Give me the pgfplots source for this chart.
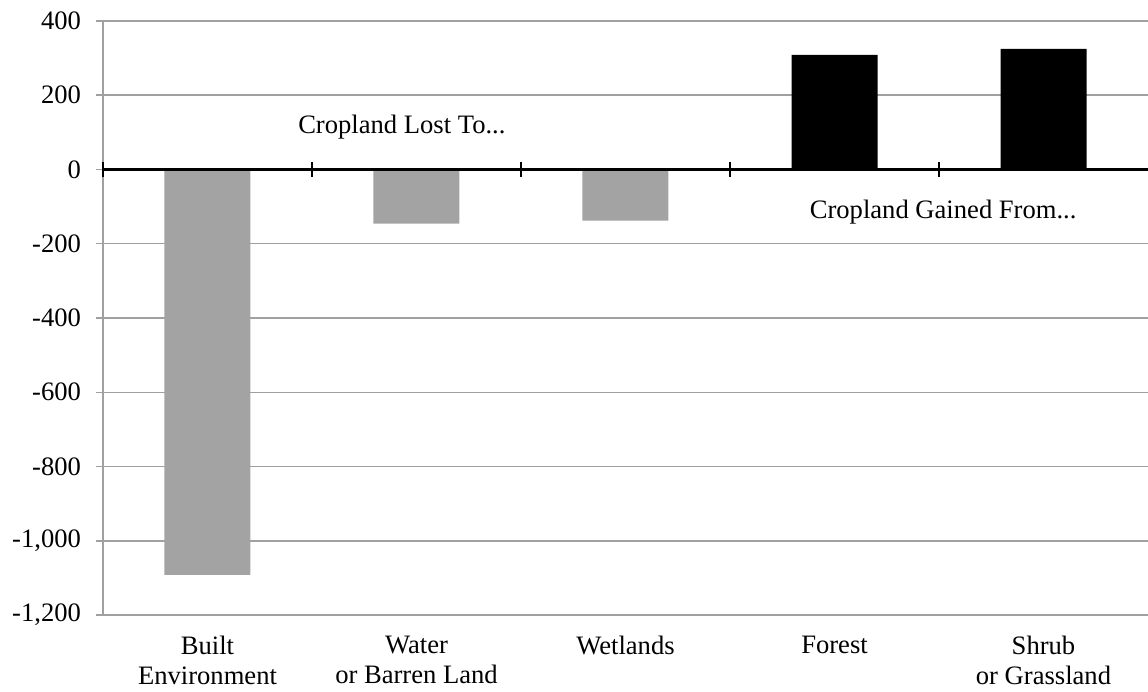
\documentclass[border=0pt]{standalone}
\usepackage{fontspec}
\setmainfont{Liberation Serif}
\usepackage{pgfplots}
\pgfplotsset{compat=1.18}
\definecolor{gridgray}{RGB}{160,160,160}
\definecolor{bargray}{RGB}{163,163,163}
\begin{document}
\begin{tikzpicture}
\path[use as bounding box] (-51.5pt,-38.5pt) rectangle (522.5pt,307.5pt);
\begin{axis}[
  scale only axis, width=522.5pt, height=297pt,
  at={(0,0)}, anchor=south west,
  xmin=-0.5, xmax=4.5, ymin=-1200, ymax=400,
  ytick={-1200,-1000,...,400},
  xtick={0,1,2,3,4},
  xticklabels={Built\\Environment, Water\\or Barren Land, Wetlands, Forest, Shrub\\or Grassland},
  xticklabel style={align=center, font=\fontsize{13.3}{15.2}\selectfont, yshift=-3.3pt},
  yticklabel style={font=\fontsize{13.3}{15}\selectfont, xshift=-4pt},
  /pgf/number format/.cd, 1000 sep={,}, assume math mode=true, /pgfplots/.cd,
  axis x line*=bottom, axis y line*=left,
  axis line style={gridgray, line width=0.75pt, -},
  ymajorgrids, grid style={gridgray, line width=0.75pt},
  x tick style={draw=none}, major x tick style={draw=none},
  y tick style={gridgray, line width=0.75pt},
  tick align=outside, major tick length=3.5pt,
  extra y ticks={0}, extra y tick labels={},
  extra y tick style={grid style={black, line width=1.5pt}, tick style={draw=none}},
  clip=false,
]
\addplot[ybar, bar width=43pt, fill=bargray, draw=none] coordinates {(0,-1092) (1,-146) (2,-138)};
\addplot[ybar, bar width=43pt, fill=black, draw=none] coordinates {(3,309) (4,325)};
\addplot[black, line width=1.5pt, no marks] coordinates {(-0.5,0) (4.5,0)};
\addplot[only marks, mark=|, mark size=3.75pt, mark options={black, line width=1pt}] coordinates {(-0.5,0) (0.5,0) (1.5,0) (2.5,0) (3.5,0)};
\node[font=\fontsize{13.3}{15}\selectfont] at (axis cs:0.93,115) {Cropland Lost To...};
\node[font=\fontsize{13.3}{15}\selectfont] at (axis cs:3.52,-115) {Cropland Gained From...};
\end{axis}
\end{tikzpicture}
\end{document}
┄┄┄┄┄┄┄┄┄┄┄┄┄┄┄┄┄┄┄┄
▶ [PROBLEM TO WORK ON]: All the lines above are to be reproduced exactly, except the pictures.

▶ [ANSWER TO THE TASK]:
Give me the pgfplots source for this chart.
\documentclass[border=0pt]{standalone}
\usepackage{fontspec}
\setmainfont{Liberation Serif}
\usepackage{pgfplots}
\pgfplotsset{compat=1.18}
\definecolor{gridgray}{RGB}{160,160,160}
\definecolor{bargray}{RGB}{163,163,163}
\begin{document}
\begin{tikzpicture}
\path[use as bounding box] (-51.5pt,-38.5pt) rectangle (522.5pt,307.5pt);
\begin{axis}[
  scale only axis, width=522.5pt, height=297pt,
  at={(0,0)}, anchor=south west,
  xmin=-0.5, xmax=4.5, ymin=-1200, ymax=400,
  ytick={-1200,-1000,...,400},
  xtick={0,1,2,3,4},
  xticklabels={Built\\Environment, Water\\or Barren Land, Wetlands, Forest, Shrub\\or Grassland},
  xticklabel style={align=center, font=\fontsize{13.3}{15.2}\selectfont, yshift=-3.3pt},
  yticklabel style={font=\fontsize{13.3}{15}\selectfont, xshift=-4pt},
  /pgf/number format/.cd, 1000 sep={,}, assume math mode=true, /pgfplots/.cd,
  axis x line*=bottom, axis y line*=left,
  axis line style={gridgray, line width=0.75pt, -},
  ymajorgrids, grid style={gridgray, line width=0.75pt},
  x tick style={draw=none}, major x tick style={draw=none},
  y tick style={gridgray, line width=0.75pt},
  tick align=outside, major tick length=3.5pt,
  extra y ticks={0}, extra y tick labels={},
  extra y tick style={grid style={black, line width=1.5pt}, tick style={draw=none}},
  clip=false,
]
\addplot[ybar, bar width=43pt, fill=bargray, draw=none] coordinates {(0,-1092) (1,-146) (2,-138)};
\addplot[ybar, bar width=43pt, fill=black, draw=none] coordinates {(3,309) (4,325)};
\addplot[black, line width=1.5pt, no marks] coordinates {(-0.5,0) (4.5,0)};
\addplot[only marks, mark=|, mark size=3.75pt, mark options={black, line width=1pt}] coordinates {(-0.5,0) (0.5,0) (1.5,0) (2.5,0) (3.5,0)};
\node[font=\fontsize{13.3}{15}\selectfont] at (axis cs:0.93,115) {Cropland Lost To...};
\node[font=\fontsize{13.3}{15}\selectfont] at (axis cs:3.52,-115) {Cropland Gained From...};
\end{axis}
\end{tikzpicture}
\end{document}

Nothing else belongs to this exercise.